Ziraat üzerine var olan
kurumlar genel itibarı ile bu alanda ilerleme sağlayacak değişiklikler
yapabilecek veya kronik sorunlara çare olabilecek politikalar üretebilecek
durumda değildirler. Çoğunluk ile evrak kayıt, takip gibi bürokratik işlemler
ile dağıtılan sübvansiyonların aracısı durumundadırlar.
TARIM alanında bu
iktidar döneminde dikkat çeken ve akla gelen en önemli icraatlar Kayıt sistemi,
takip sistemi uygulamaları, sigortacılık uygulamalarının teşviki ve
kanıksanması konusundaki sonuç verici çabalar, Yetişmiş insan kaynağının aktif
olarak kullanılması ve işlevselliğini ve itibarını yitirmiş olan Ziraat
Fakülteleri, Ziraat Mühendislerine sağlanan kadro imkanları olarak
sıralayabiliriz.
Bu konularda geçmişte
birkaç ekonomik yönden atılım yapmaya çalışan kuruluş olsa da sorunların
kemikleşmiş yapısı ve konjonktürel dalgalanmalar karşısında boy verip
gürbüzleşememişlerdir.
Ancak son yıllarda iki
kurum dikkatimizi çeken başarılara ulaşmaktadırlar. Bunların biri Çaykur,
diğeri Konya Şeker'dir. Çaykur bir devlet kuruluşu ve Tekel sayılabilecek bir
güçte olan kurumdur. Son yıllarda gerek modernizasyon çalışmaları, gerek
paketleme alanındaki yatırımları gerekse ve kamuoyunun dikkatini çeken Yeni
ürün geliştirme çabaları Çay Tarımına ekonomik olarak bir değer ve süründürebilirlik
açısından olumlu katkı sağlamıştır.
Yeşil çay, beyaz çay ve
son olarak günümüzdeki en başarılı ürün lansmanlarından birine imza attıkları
DİDİ soğuk çay projeleridir.

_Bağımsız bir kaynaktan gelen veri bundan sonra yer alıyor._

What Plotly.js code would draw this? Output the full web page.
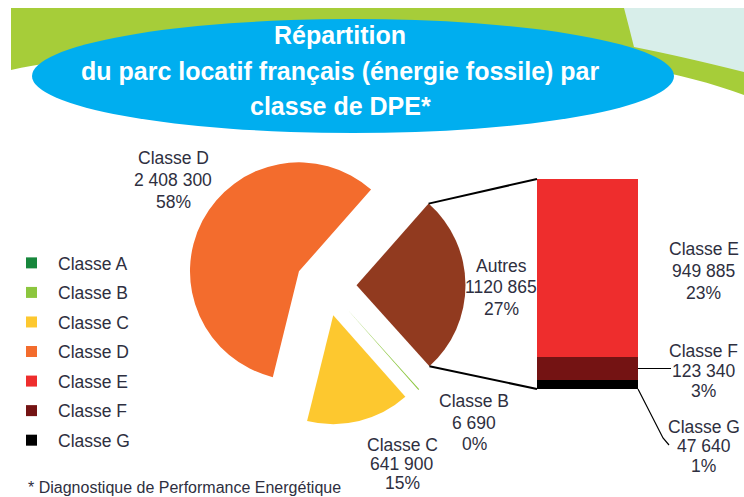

Bu kurumun çalışmaları Tarımsal Sanayileşmenin
ekonomik ve sürdürülebilirliği açısından başarılı örnekler olmuştur.
Konya Şeker ise bizler
açısından dünya çapında dikkat çeken bir başarı hikâyesine imza atmıştır.
Benzerleri hakkında hep olumsuz hikayeler duyduğumuz ve manşetlere zarar veya
yolsuzluk konuları ile gelenlerin yanında kocaman bir yıldız gibi parlamıştır.
Bir üretici birliğinden
beklenmeyecek biçimde üretimden satışa muazzam bir sistemi inşa eden ve tüm
paydaşlarına pozitif değer yaratıp, çalıştığı alanlarda fark edilir atılımlar
yapan Konya şeker bizce örnek alınacak bir kurum olmuştur. Tarım ve
Hayvancılıkta üretici ile tüketici arasındaki kurulamayan bağı, en rantabl
biçimi ile kurarak taraflara arzuladıkları olumlu katkıları fazlası ile
sağlamıştır.
Konya şeker üreticiye
sağladığı destek, yön verme, teknolojiye ve bilime dayalı yöntemlerle buluşturma
ve ürünü değerinde satabilme imkânına kavuşturmada başarılı olmuştur. Bu
taraftan kazandığı başarıyı ekonomi ve pazarlamanın gerektirdiği etkin
yöntemler ile tüketiciye ulaştırarak karlı bir işletmeye, yatırım yapabilen bir
işletmeye dönüşmüştür. Ayrıca gözle görülebilir bir biçimde ısrarlı bir biçimde
uyguladıkları ağaçlandırma projeleri ayrı bir takdire şayandır.
Tüm bu başarılara
önderlik eden ve bu gücün bir araya gelip, böyle uygun adım bir biçimde zirveye
çıkmasına vesile olan Recep Konuk'a hak ettiği övgülerin sunulması yerinde
olacaktır.
Tarım konusunda
atılabilecek radikal adımlar için bu iki örneğin faydalı modeller olabileceğini
düşünüyor ve ilere ki hükümette Vekil adaylığı olan Recep Konuk'un Bakan olma ihtimali
karşısında bu atılımı mümkün görüyoruz.